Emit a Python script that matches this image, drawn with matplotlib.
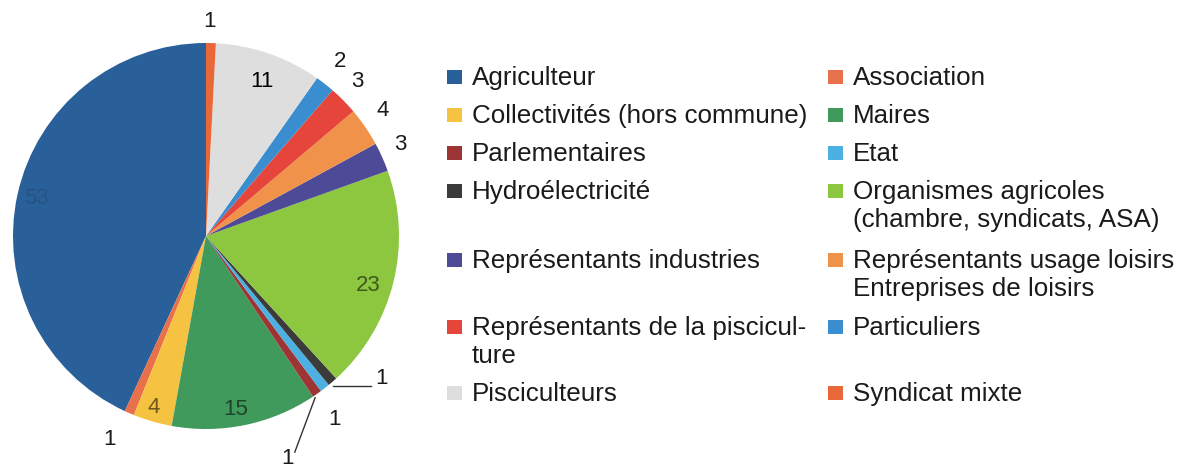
import matplotlib.pyplot as plt
import matplotlib.patches as mpatches
import numpy as np

plt.rcParams['font.family'] = ['Liberation Sans', 'DejaVu Sans']

# data, in the order the pie is drawn (counter-clockwise from the top)
categories = ['Agriculteur', 'Association', 'Collectivités (hors commune)', 'Maires',
              'Parlementaires', 'Etat', 'Hydroélectricité',
              'Organismes agricoles\n(chambre, syndicats, ASA)',
              'Représentants industries',
              'Représentants usage loisirs\nEntreprises de loisirs',
              'Représentants de la piscicul-\nture', 'Particuliers',
              'Pisciculteurs', 'Syndicat mixte']
values = [53, 1, 4, 15, 1, 1, 1, 23, 3, 4, 3, 2, 11, 1]
colors = ['#2a6099', '#e8704a', '#f5c242', '#3f9a5c', '#9e3535', '#4cb0e2',
          '#3b3b3b', '#8dc63f', '#4d4a98', '#f0924a', '#e6453b', '#3a8dce',
          '#dedede', '#e8683a']

fig = plt.figure(figsize=(11.79, 4.70), dpi=100)
ax = fig.add_axes([13 / 1179, 41 / 470, 386 / 1179, 386 / 470])
wedges, _ = ax.pie(values, colors=colors, startangle=90, counterclock=True,
                   wedgeprops=dict(linewidth=0))
ax.set_aspect('equal')
ax.set_xlim(-1, 1)
ax.set_ylim(-1, 1)

# label radius and angle nudge per slice
lab_r = [0.9, 1.17, 0.93, 0.91, 1.23, 1.16, 1.17, 0.88, 1.11, 1.12, 1.12, 1.14, 0.85, 1.11]
lab_da = [0, -2, -1, -2, -15, -3, 10, -3, 1, 1, 1, 0.5, -1, 0.5]
inside = [r < 1 for r in lab_r]

for w, v, r, da, ins, c in zip(wedges, values, lab_r, lab_da, inside, colors):
    ang = np.deg2rad((w.theta1 + w.theta2) / 2 + da)
    x, y = r * np.cos(ang), r * np.sin(ang)
    if ins:
        rgb = np.array(plt.matplotlib.colors.to_rgb(c))
        tc = 'black' if v == 11 else tuple(rgb * 0.45)
        if v == 53:
            tc = tuple(rgb * 0.86)
    else:
        tc = '#1a1a1a'
    ax.text(x, y, str(v), ha='center', va='center', fontsize=16, color=tc,
            clip_on=False)

# leader lines for the two small slices near the bottom right
w = wedges[6]
a = np.deg2rad((w.theta1 + w.theta2) / 2)
ax.plot([1.0 * np.cos(a), 0.855], [1.0 * np.sin(a) - 0.02, 1.0 * np.sin(a) - 0.02],
        color='#333333', lw=1, clip_on=False)
w = wedges[4]
a = np.deg2rad((w.theta1 + w.theta2) / 2)
ax.plot([1.0 * np.cos(a) - 0.01, 0.46], [1.0 * np.sin(a) - 0.02, -1.12],
        color='#333333', lw=1, clip_on=False)

# legend laid out as a two-column table
col_x = [447, 828]
row_y = [77, 115, 153, 191, 260, 327, 393]
H = 470.0
W = 1179.0
for i, (lab, c) in enumerate(zip(categories, colors)):
    row, col = divmod(i, 2)
    x0, y0 = col_x[col], row_y[row]
    fig.patches.append(mpatches.Rectangle((x0 / W, (H - y0 - 7) / H), 15 / W, 14 / H,
                                          transform=fig.transFigure, color=c, lw=0))
    fig.text((x0 + 25) / W, (H - y0 + 11) / H, lab, ha='left', va='top',
             fontsize=18.7, color='#1a1a1a', linespacing=1.2)

fig.savefig('out.png', dpi=100)
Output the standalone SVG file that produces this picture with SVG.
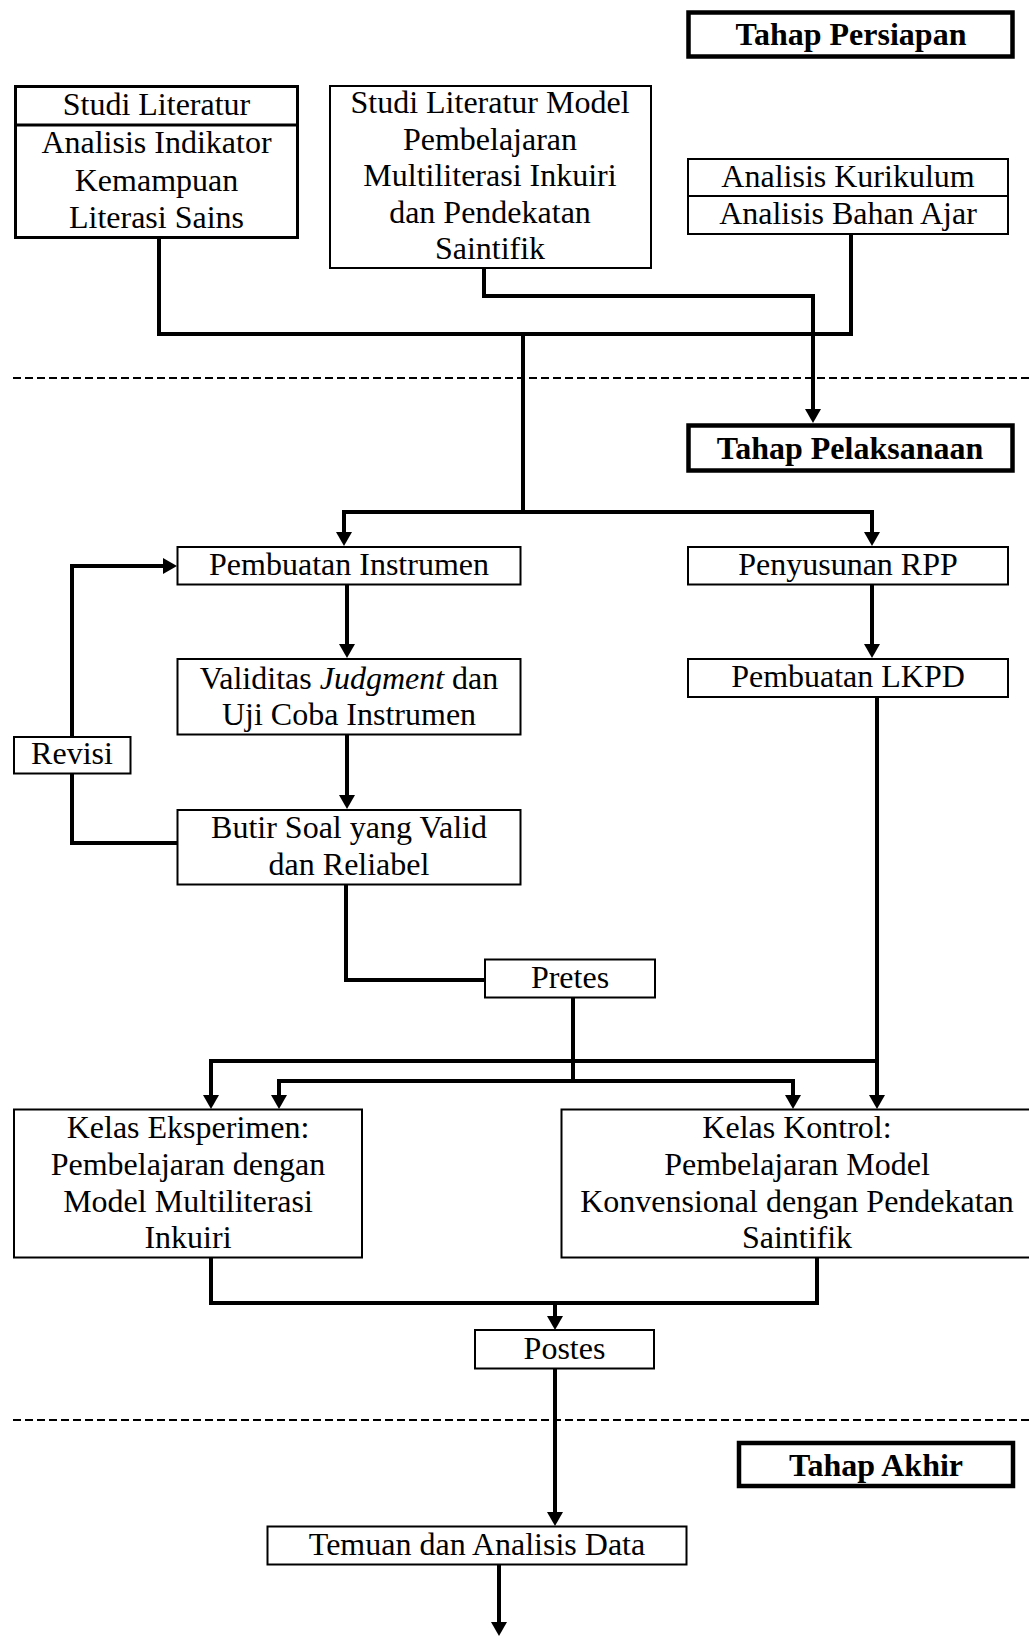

# # # #

Aim of the task: Transcribe the opening line of the listing above, please, and every line after it through the line with "plt.rcParams['font.family'] = ['Liberation", word for word, without pictures.

Written answer:
Emit a Python script that matches this image, drawn with matplotlib.
import matplotlib.pyplot as plt
import matplotlib.patches as mpatches
import numpy as np

plt.rcParams['font.family'] = ['Liberation Sans', 'DejaVu Sans']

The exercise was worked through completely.